THE PROBLEM — Provide only the number of lines where "matplotlib" occurs.
=== EXTRACTED MATERIAL ===
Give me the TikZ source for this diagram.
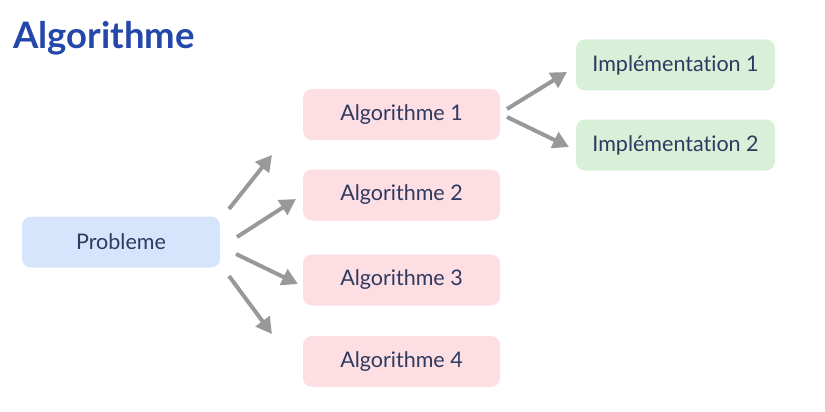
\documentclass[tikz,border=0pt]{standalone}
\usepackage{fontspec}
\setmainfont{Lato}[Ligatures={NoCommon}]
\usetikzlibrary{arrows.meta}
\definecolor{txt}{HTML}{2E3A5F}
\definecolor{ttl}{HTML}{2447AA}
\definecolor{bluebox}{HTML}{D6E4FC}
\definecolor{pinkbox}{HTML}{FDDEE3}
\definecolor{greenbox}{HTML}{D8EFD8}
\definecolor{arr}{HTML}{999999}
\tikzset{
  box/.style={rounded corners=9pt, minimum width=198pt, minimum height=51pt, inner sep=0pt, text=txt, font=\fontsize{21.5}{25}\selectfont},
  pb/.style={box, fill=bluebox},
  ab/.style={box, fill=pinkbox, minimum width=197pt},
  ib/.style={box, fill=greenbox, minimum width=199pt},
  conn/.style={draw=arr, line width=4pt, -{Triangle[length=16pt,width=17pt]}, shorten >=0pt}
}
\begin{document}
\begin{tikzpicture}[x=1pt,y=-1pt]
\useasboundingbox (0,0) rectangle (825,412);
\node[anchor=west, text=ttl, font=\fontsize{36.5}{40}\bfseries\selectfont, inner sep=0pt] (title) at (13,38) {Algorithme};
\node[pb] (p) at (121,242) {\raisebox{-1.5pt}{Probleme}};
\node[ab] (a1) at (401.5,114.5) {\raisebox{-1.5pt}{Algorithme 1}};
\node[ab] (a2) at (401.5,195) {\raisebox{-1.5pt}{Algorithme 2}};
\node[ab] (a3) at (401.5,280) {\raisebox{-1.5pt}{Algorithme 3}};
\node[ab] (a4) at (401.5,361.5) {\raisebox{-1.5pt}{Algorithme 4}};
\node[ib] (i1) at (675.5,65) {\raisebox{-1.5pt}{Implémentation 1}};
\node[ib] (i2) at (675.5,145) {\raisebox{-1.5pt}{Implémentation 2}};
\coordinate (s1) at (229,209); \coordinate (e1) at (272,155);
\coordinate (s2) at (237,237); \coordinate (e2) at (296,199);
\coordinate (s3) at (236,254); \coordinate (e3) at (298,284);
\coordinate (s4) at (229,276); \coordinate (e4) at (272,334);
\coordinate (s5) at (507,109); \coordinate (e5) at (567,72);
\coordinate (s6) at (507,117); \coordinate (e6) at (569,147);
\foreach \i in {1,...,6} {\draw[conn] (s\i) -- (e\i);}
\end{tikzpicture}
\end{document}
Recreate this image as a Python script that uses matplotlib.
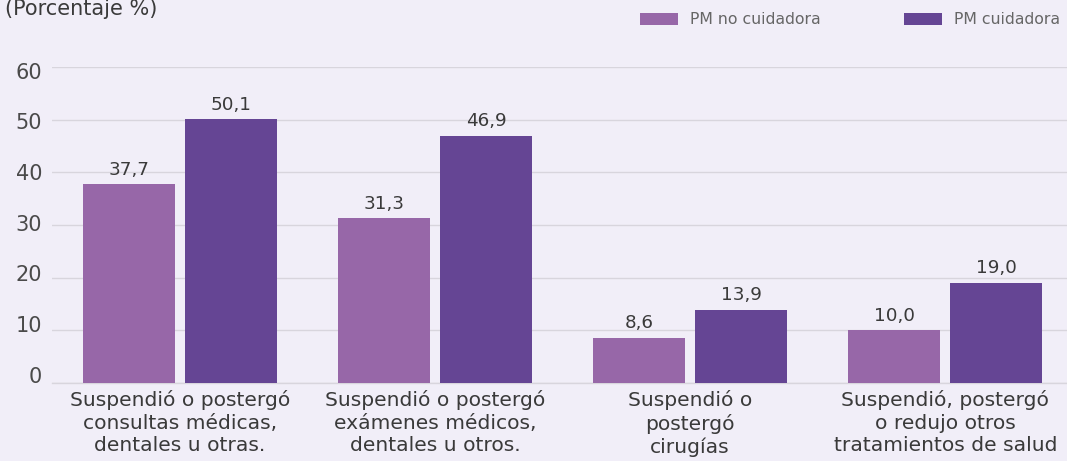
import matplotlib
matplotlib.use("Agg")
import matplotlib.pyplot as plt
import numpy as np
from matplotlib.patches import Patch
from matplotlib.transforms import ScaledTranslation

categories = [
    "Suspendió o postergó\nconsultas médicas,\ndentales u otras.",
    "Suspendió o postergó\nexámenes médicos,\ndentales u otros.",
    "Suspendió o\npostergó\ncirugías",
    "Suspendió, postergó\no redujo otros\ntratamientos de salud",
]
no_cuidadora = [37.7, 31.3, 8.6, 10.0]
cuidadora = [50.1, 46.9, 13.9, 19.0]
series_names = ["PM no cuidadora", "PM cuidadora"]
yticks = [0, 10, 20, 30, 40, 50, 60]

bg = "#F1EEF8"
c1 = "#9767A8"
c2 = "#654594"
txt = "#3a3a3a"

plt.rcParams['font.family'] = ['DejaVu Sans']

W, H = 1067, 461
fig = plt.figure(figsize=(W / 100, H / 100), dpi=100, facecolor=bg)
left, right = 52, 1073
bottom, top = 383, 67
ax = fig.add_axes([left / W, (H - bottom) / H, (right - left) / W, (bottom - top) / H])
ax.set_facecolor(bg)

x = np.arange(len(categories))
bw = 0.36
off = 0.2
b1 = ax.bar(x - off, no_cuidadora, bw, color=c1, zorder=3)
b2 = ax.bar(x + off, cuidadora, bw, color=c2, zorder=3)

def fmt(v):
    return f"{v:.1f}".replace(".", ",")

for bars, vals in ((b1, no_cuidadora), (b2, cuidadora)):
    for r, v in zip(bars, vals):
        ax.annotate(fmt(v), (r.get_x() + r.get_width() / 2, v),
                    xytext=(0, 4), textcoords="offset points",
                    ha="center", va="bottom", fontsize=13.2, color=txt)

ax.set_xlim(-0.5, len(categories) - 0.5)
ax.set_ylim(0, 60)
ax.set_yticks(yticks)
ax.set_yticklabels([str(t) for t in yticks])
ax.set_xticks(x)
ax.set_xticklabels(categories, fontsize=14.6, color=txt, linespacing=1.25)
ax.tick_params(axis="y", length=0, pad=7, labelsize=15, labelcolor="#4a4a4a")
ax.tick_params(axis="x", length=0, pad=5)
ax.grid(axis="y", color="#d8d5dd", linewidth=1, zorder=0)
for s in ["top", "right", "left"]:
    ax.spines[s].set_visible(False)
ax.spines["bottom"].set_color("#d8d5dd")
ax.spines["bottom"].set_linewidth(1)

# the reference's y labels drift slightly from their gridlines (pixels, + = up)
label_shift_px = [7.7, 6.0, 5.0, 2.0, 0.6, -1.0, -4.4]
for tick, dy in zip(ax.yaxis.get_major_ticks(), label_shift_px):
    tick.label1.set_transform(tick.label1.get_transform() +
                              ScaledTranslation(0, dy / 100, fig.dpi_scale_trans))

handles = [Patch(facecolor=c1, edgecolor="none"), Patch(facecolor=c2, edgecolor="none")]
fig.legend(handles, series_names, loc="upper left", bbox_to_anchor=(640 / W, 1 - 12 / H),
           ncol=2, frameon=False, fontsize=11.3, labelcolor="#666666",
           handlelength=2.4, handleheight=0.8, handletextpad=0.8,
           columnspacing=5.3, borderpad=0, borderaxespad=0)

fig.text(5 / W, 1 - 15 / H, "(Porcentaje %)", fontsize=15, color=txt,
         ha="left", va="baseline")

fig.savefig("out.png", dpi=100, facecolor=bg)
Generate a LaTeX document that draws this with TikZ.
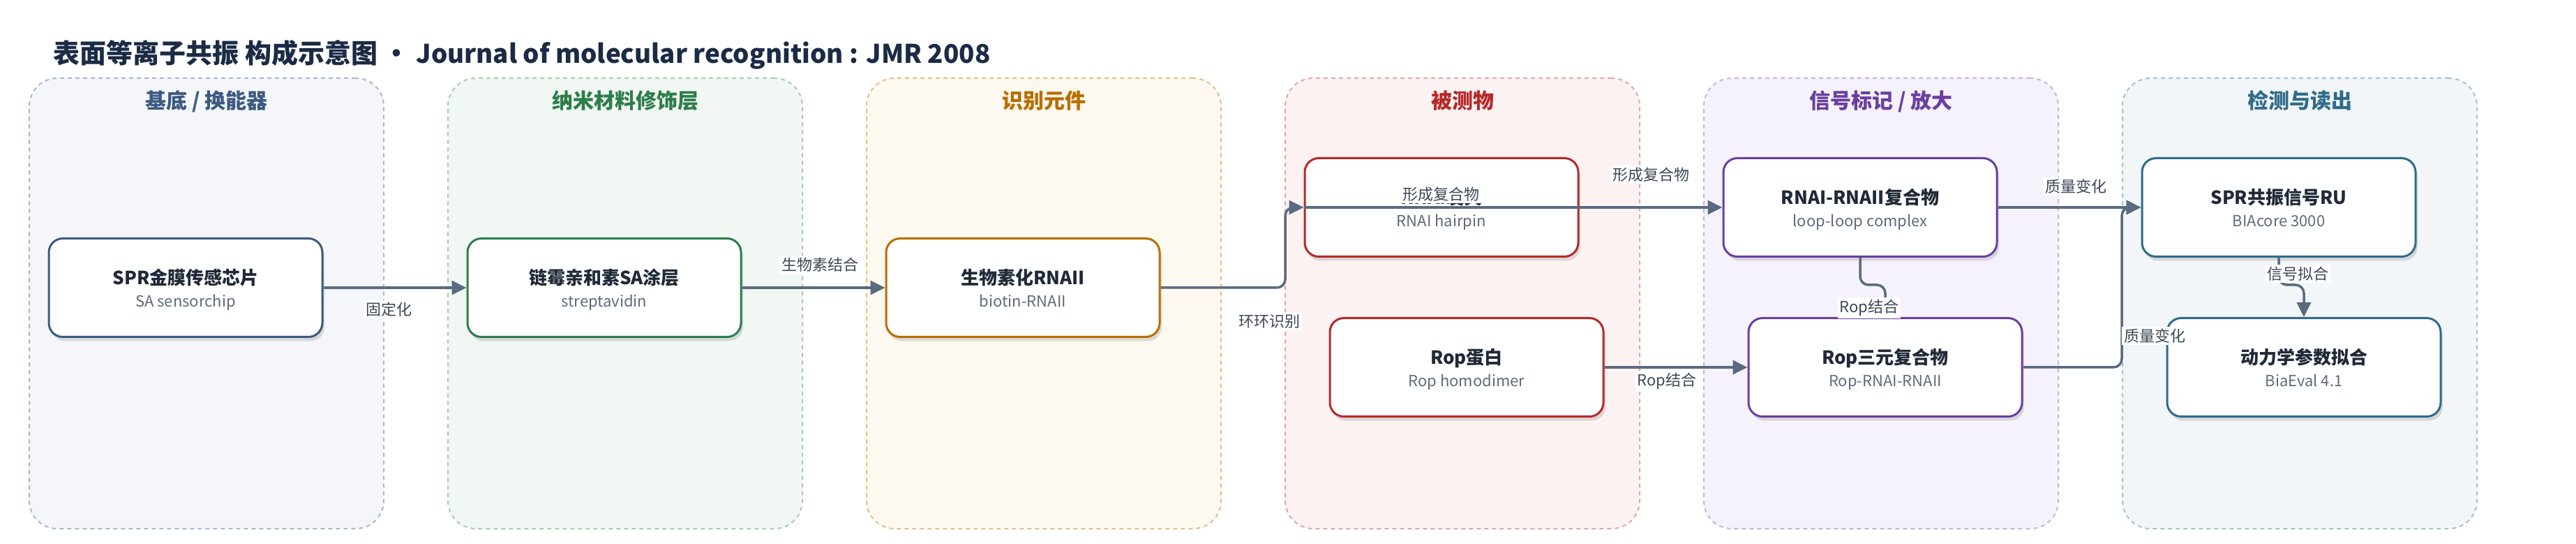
===
WRITTEN RESPONSE — 6